SOUTHPORT, England (Reuters) – Golf is unlikely ever to be dominated again by a single player in the way that Tiger Woods ruled the sport, world number three Jordan Spieth said yesterday ahead of this week’s British Open Championship at Royal Birkdale.
Spieth has come the closest to any player of repeating the kind of dominance that Woods enjoyed, producing a magnificent 2015 season when he captured the U.S. Masters and U.S. Open titles and came close to winning the Open and U.S. PGA Championship.
But the 23-year-old American was unable to maintain that extraordinary level of performance in 2016 and says those hoping for a new king of golf may be waiting in vain.
“I wouldn’t get your hopes up. What Tiger’s done, I just — having experienced a year like he continued to do for years. It just takes a lot out of you. It’s very tough to do,” he told reporters.
“What I’m saying is, I doubt you’ll see a dominance like that maybe ever again in the game. I just think guys are learning, guys are getting stronger.
“Guys are winning younger, playing more fearless, even in major championships, and I just think that it’s so difficult now.
“I wouldn’t get your hopes up for a domination like that whatsoever,” he added.

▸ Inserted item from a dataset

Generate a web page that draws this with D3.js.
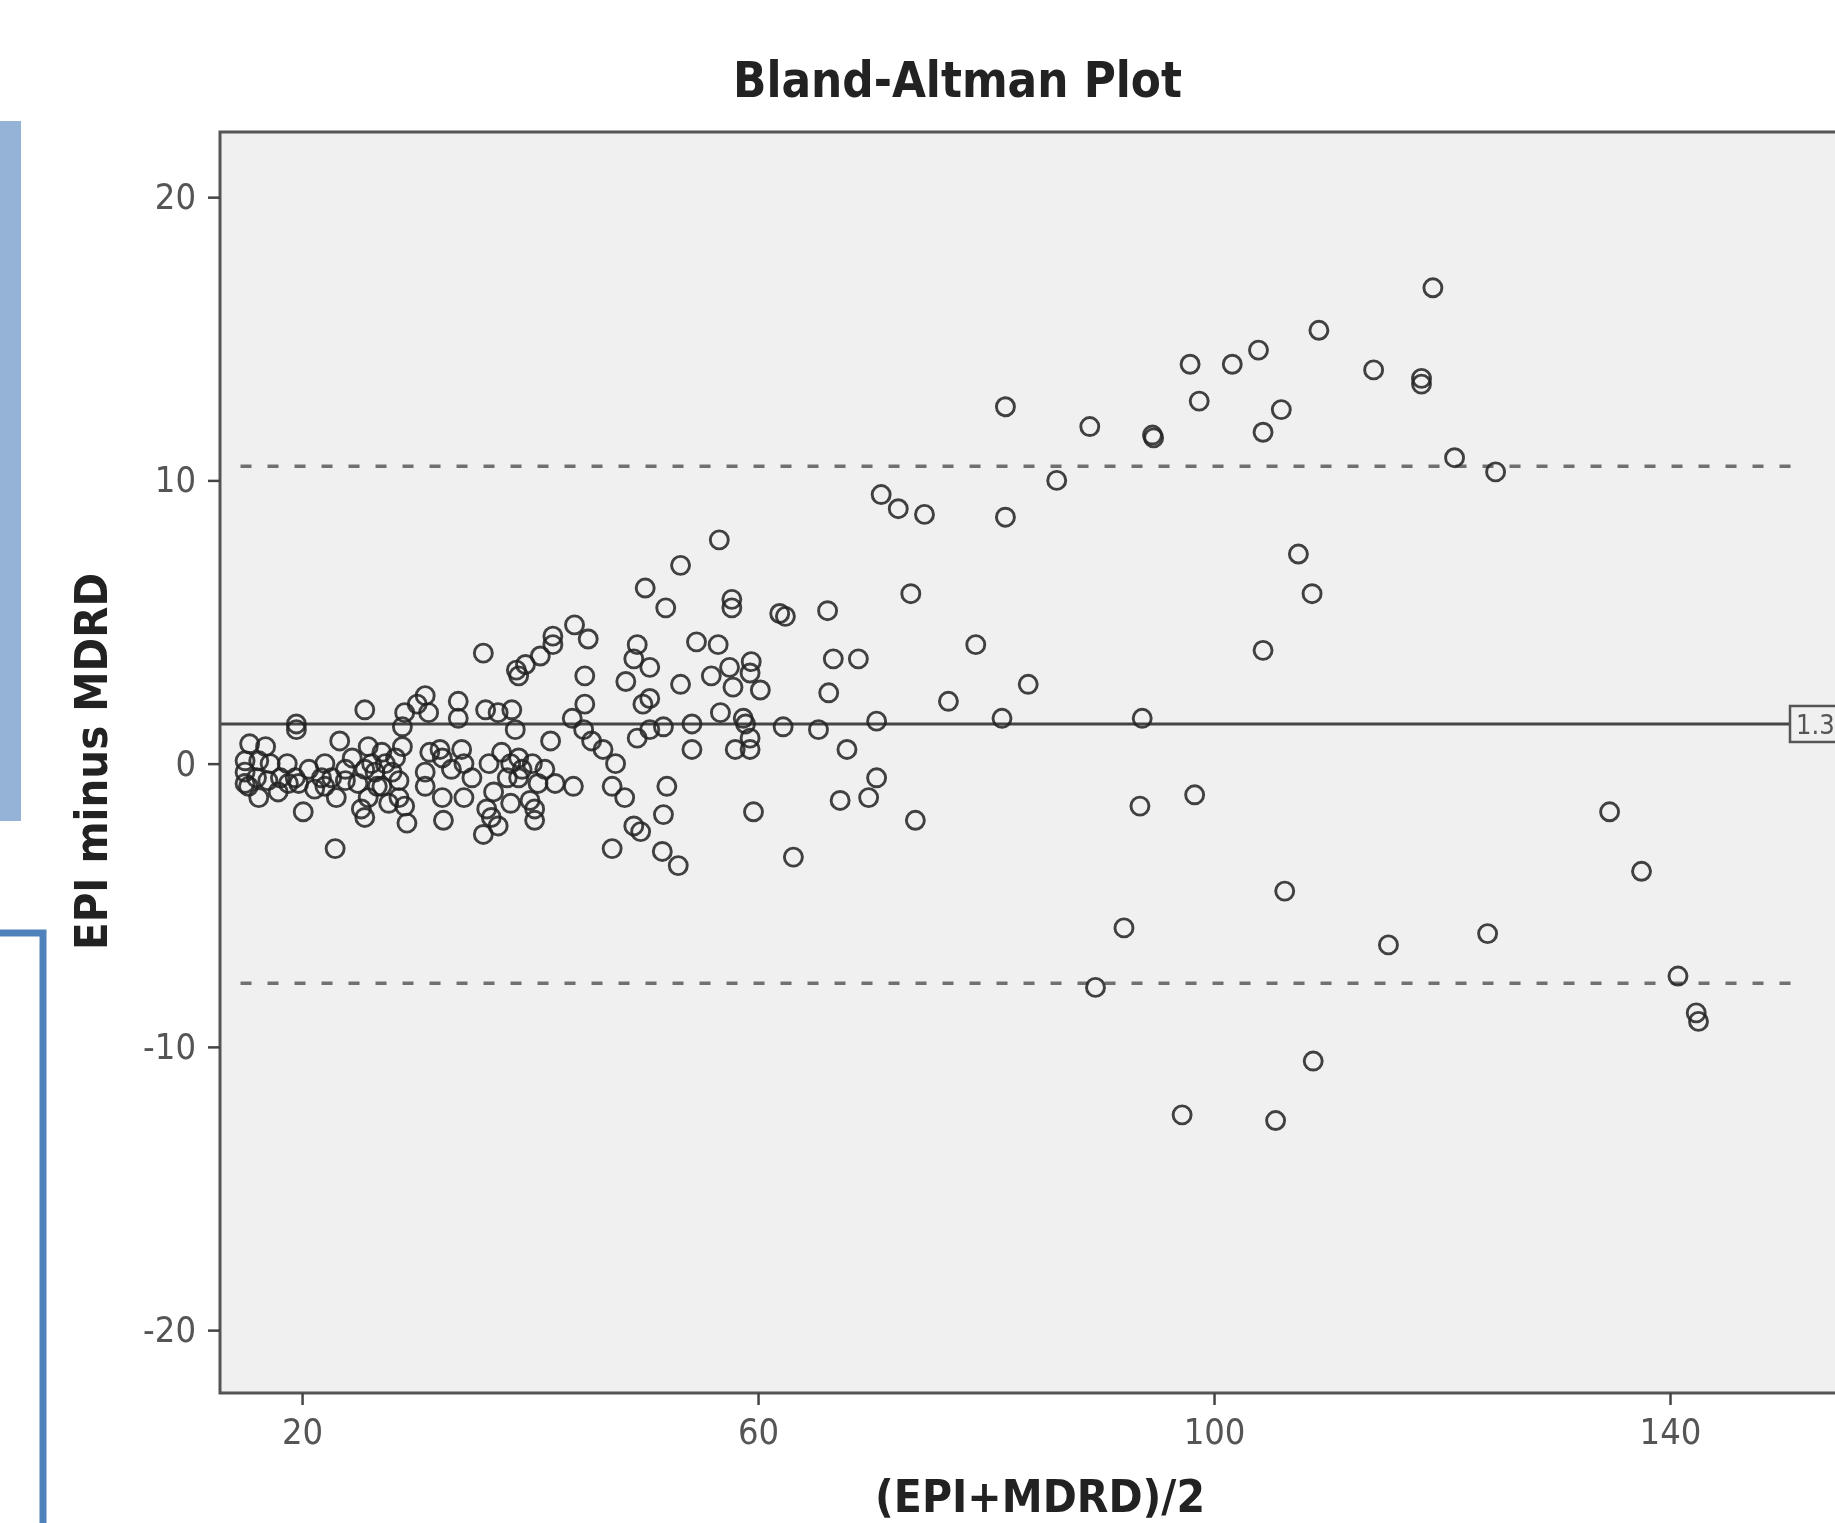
<!DOCTYPE html>
<html>
<head>
<meta charset="utf-8">
<script src="https://cdn.jsdelivr.net/npm/d3@7"></script>
<style>
  body { margin: 0; background: #fff; }
  svg { display: block; }
  .narrow { font-family: "Liberation Sans Narrow", "Arial Narrow", "DejaVu Sans Condensed", sans-serif; }
</style>
</head>
<body>
<svg id="chart" width="1835" height="1523"></svg>
<script>
// [ (EPI+MDRD)/2 , EPI minus MDRD ]
const pointsLow = [
  [15.4, 0.7], [16.8, 0.6], [15.0, 0.1], [16.2, 0.1], [17.2, 0.0], [18.7, 0.0], [15.0, -0.7], [15.3, -0.8],
  [16.2, -1.2], [17.0, -0.6], [17.9, -1.0], [19.4, -0.5], [19.7, -0.7], [19.5, 1.4], [19.5, 1.2], [20.1, -1.7],
  [20.6, -0.2], [21.1, -0.9], [22.0, -0.8], [22.0, 0.0], [22.6, -0.5], [23.3, 0.8], [23.0, -1.2], [22.9, -3.0],
  [23.8, -0.2], [23.8, -0.6], [24.4, 0.2], [25.5, 1.9], [24.9, -0.7], [25.2, -1.6], [25.5, -1.9], [25.8, 0.6],
  [26.1, 0.0], [26.4, -0.3], [27.0, 0.4], [27.0, -0.8], [27.6, -1.4], [27.9, -0.3], [28.2, 0.2], [28.5, -0.6],
  [28.8, 1.3], [29.0, 1.8], [29.2, -2.1], [29.0, -1.5], [28.8, 0.6], [15.0, -0.3], [16.0, -0.5], [18.1, -0.5],
  [18.8, -0.7], [21.7, -0.5], [25.5, -0.2], [26.6, -0.8], [27.3, 0.0], [25.8, -1.2], [28.5, -1.2]
];
const pointsMidLow = [
  [30.1, 2.1], [30.8, 2.4], [31.1, 1.8], [30.8, -0.8], [31.2, 0.4], [32.1, 0.5], [32.3, -1.2], [32.4, -2.0],
  [33.7, 2.2], [33.7, 1.6], [34.0, 0.5], [34.2, -1.2], [34.9, -0.5], [35.9, 3.9], [36.1, 1.9], [36.4, 0.0],
  [36.2, -1.6], [35.9, -2.5], [36.8, -1.0], [37.2, 1.8], [37.5, 0.4], [38.0, -0.5], [38.3, -1.4], [38.4, 1.9],
  [38.7, 1.2], [39.0, 0.2], [38.8, 3.3], [39.0, 3.1], [39.6, 3.5], [39.3, -0.2], [40.2, 0.0], [40.4, -1.6],
  [40.4, -2.0], [40.9, 3.8], [41.3, -0.2], [41.8, 0.8], [42.0, 4.5], [42.2, -0.7], [43.8, -0.8], [43.7, 1.6],
  [44.7, 1.2], [44.8, 3.1], [44.8, 2.1], [45.1, 4.4], [45.4, 0.8], [46.4, 0.5], [42.0, 4.2], [43.9, 4.9],
  [30.8, -0.3], [32.3, 0.2], [33.1, -0.2], [34.2, 0.0], [38.3, 0.0], [39.0, -0.5], [40.7, -0.7], [40.0, -1.3],
  [36.6, -1.9], [37.2, -2.2]
];
const pointsMid = [
  [70.8, 9.5], [72.3, 9.0], [74.6, 8.8], [56.6, 7.9], [73.4, 6.0], [53.2, 7.0], [50.1, 6.2], [51.9, 5.5],
  [57.7, 5.8], [57.7, 5.5], [61.9, 5.3], [62.4, 5.2], [66.1, 5.4], [79.1, 4.2], [49.4, 4.2], [49.1, 3.7],
  [50.5, 3.4], [48.4, 2.9], [54.6, 4.3], [56.5, 4.2], [53.2, 2.8], [55.9, 3.1], [57.5, 3.4], [59.4, 3.6],
  [59.3, 3.2], [60.2, 2.6], [57.8, 2.7], [66.6, 3.7], [68.8, 3.7], [66.2, 2.5], [76.7, 2.2], [49.9, 2.1],
  [50.5, 2.3], [49.4, 0.9], [50.5, 1.2], [51.7, 1.3], [54.2, 1.4], [56.7, 1.8], [58.7, 1.6], [58.9, 1.4],
  [59.3, 0.9], [59.3, 0.5], [58.0, 0.5], [54.2, 0.5], [62.2, 1.3], [65.3, 1.2], [70.4, 1.5], [67.8, 0.5],
  [47.5, 0.0], [47.2, -0.8], [47.2, -3.0], [48.3, -1.2], [49.1, -2.2], [49.7, -2.4], [51.6, -3.1], [52.0, -0.8],
  [51.7, -1.8], [53.0, -3.6], [70.4, -0.5], [69.7, -1.2], [67.2, -1.3], [59.6, -1.7], [73.8, -2.0], [63.1, -3.3]
];
const pointsHigh = [
  [83.7, 2.8], [81.4, 1.6], [93.7, 1.6], [93.5, -1.5], [98.3, -1.1], [119.2, 16.8], [109.2, 15.3], [97.9, 14.1],
  [101.6, 14.1], [103.9, 14.6], [114.0, 13.9], [118.2, 13.6], [118.2, 13.4], [81.7, 12.6], [98.7, 12.8],
  [105.9, 12.5], [89.1, 11.9], [94.6, 11.6], [94.7, 11.5], [104.3, 11.7], [121.1, 10.8], [124.7, 10.3],
  [86.2, 10.0], [81.7, 8.7], [107.4, 7.4], [108.6, 6.0], [104.3, 4.0], [106.2, -4.5], [92.1, -5.8],
  [115.3, -6.4], [124.0, -6.0], [89.6, -7.9], [108.7, -10.5], [97.2, -12.4], [105.4, -12.6],
  [134.7, -1.7], [137.5, -3.8], [140.7, -7.5], [142.3, -8.8], [142.5, -9.1]
];

const xTicks = [20, 60, 100, 140];
const yTicks = [-20, -10, 0, 10, 20];
const meanDiff = 1.4;
const upperLoA = 10.5;
const lowerLoA = -7.75;
const loaSpan = [14.6, 150.8];
const meanLabel = '1.3';

const svg = d3.select('#chart');
const frame = { left: 220, top: 132, bottom: 1393, right: 1898 };

const x = d3.scaleLinear().domain([12.8, 160]).range([frame.left, frame.right]);
const y = d3.scaleLinear().domain([-22.22, 22.3]).range([frame.bottom, frame.top]);

// slight softening like the scanned original
const defs = svg.append('defs');
defs.append('filter').attr('id', 'soft')
  .append('feGaussianBlur').attr('stdDeviation', 0.7);
defs.append('clipPath').attr('id', 'plotClip')
  .append('rect')
  .attr('x', frame.left).attr('y', frame.top)
  .attr('width', frame.right - frame.left).attr('height', frame.bottom - frame.top);

const g = svg.append('g').attr('filter', 'url(#soft)');

//左侧的蓝色装饰
g.append('rect').attr('x', 0).attr('y', 121).attr('width', 21).attr('height', 700).attr('fill', '#95b3d7');
g.append('path')
  .attr('d', 'M0,933 L43,933 L43,1523')
  .attr('fill', 'none')
  .attr('stroke', '#4f81bd')
  .attr('stroke-width', 7);

//绘图区背景
g.append('rect')
  .attr('x', frame.left).attr('y', frame.top)
  .attr('width', frame.right - frame.left).attr('height', frame.bottom - frame.top)
  .attr('fill', '#f0f0f0');

const plot = g.append('g').attr('clip-path', 'url(#plotClip)');

//limits of agreement
plot.selectAll('.loa')
  .data([upperLoA, lowerLoA])
  .enter()
  .append('line')
  .attr('class', 'loa')
  .attr('x1', x(loaSpan[0])).attr('x2', x(loaSpan[1]))
  .attr('y1', (d) => y(d)).attr('y2', (d) => y(d))
  .attr('stroke', '#707070')
  .attr('stroke-width', 3.5)
  .attr('stroke-dasharray', '11,16');

//mean difference
plot.append('line')
  .attr('x1', frame.left).attr('x2', 1790)
  .attr('y1', y(meanDiff)).attr('y2', y(meanDiff))
  .attr('stroke', '#444')
  .attr('stroke-width', 3);

const allPoints = [...pointsLow, ...pointsMidLow, ...pointsMid, ...pointsHigh];

plot.selectAll('.pt')
  .data(allPoints)
  .enter()
  .append('circle')
  .attr('class', 'pt')
  .attr('cx', (d) => x(d[0]))
  .attr('cy', (d) => y(d[1]))
  .attr('r', 9)
  .attr('fill', 'none')
  .attr('stroke', '#222')
  .attr('stroke-opacity', 0.85)
  .attr('stroke-width', 2.9);

//frame
g.append('path')
  .attr('d', `M${frame.right},${frame.top} L${frame.left},${frame.top} L${frame.left},${frame.bottom} L${frame.right},${frame.bottom}`)
  .attr('fill', 'none')
  .attr('stroke', '#555')
  .attr('stroke-width', 3);

//mean label box, runs off the right edge like the original
const lab = g.append('g').attr('transform', `translate(1790,${y(meanDiff)})`);
lab.append('rect')
  .attr('x', 0).attr('y', -18).attr('width', 70).attr('height', 36)
  .attr('fill', '#f0f0f0').attr('stroke', '#555').attr('stroke-width', 2.5);
lab.append('text')
  .attr('class', 'narrow')
  .attr('x', 6).attr('y', 10)
  .attr('font-size', 27)
  .attr('fill', '#555')
  .text(meanLabel);

//axes
const yAxis = g.append('g')
  .attr('transform', `translate(${frame.left},0)`)
  .call(d3.axisLeft(y).tickValues(yTicks).tickSize(12).tickPadding(12).tickFormat((d) => String(d)));
const xAxis = g.append('g')
  .attr('transform', `translate(0,${frame.bottom})`)
  .call(d3.axisBottom(x).tickValues(xTicks).tickSize(12).tickPadding(13).tickFormat((d) => String(d)));

for (let ax of [xAxis, yAxis]) {
  ax.select('.domain').remove();
  ax.selectAll('line').attr('stroke', '#444').attr('stroke-width', 2.5);
  ax.selectAll('text')
    .attr('class', 'narrow')
    .attr('font-size', 36)
    .attr('fill', '#555');
}

//titles
g.append('text')
  .attr('class', 'narrow')
  .attr('x', 733).attr('y', 97)
  .attr('font-size', 50).attr('font-weight', 'bold')
  .attr('textLength', 449).attr('lengthAdjust', 'spacingAndGlyphs')
  .attr('fill', '#222')
  .text('Bland-Altman Plot');

g.append('text')
  .attr('class', 'narrow')
  .attr('x', 875).attr('y', 1512)
  .attr('font-size', 44).attr('font-weight', 'bold')
  .attr('textLength', 330).attr('lengthAdjust', 'spacingAndGlyphs')
  .attr('fill', '#222')
  .text('(EPI+MDRD)/2');

g.append('text')
  .attr('class', 'narrow')
  .attr('transform', 'translate(107,950) rotate(-90)')
  .attr('font-size', 44).attr('font-weight', 'bold')
  .attr('textLength', 377).attr('lengthAdjust', 'spacingAndGlyphs')
  .attr('fill', '#222')
  .text('EPI minus MDRD');
</script>
</body>
</html>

However, the Texan believes that the sport will still provide plenty of drama even without an undisputed number one.
“I think it’s going to be a very exciting time. You’ll see a group of 10-to-12 guys over the next 15, 20 years that are going to have a lot of different competitions that come down the stretch with each other.
“It’s different than one person being the guy to beat. But I think it’s exciting, exciting for us as players. You just never know, and if you play well, you’re going to have a chance with these other guys who are equally as capable,” he said.
Spieth will probably always be judged against his remarkable break-out year and he said that his current form was not far off that level – even if he now acknowledges there won’t be many years like 2015.
“I haven’t been making as many putts as I did that year this year,” he said. “I’ve struck the ball better than I did in ‘15. I’ve actually been in better positions. If you took hole by hole, I’ve been in a better position tee to green than I was that year.
“If I putted the same as ‘15 I’d be having a better year right now. It’s hard to do. So, certain parts of the game I think I’ve improved on. And others … it’s just fluctuated. And that’s how it will go. It will go like this,” he said.
“I recognise that, being five years in now, and five years doesn’t make me a veteran but it helps me realise … how things go.
“Last year I was pretty caught in 2015, and this year I’m not. This year I recognise that that kind of year, hopefully, we can have another one or two like that.
“But if we keep on trying to improve each part of the game, stick to the process, then we’ll have the results that we want.”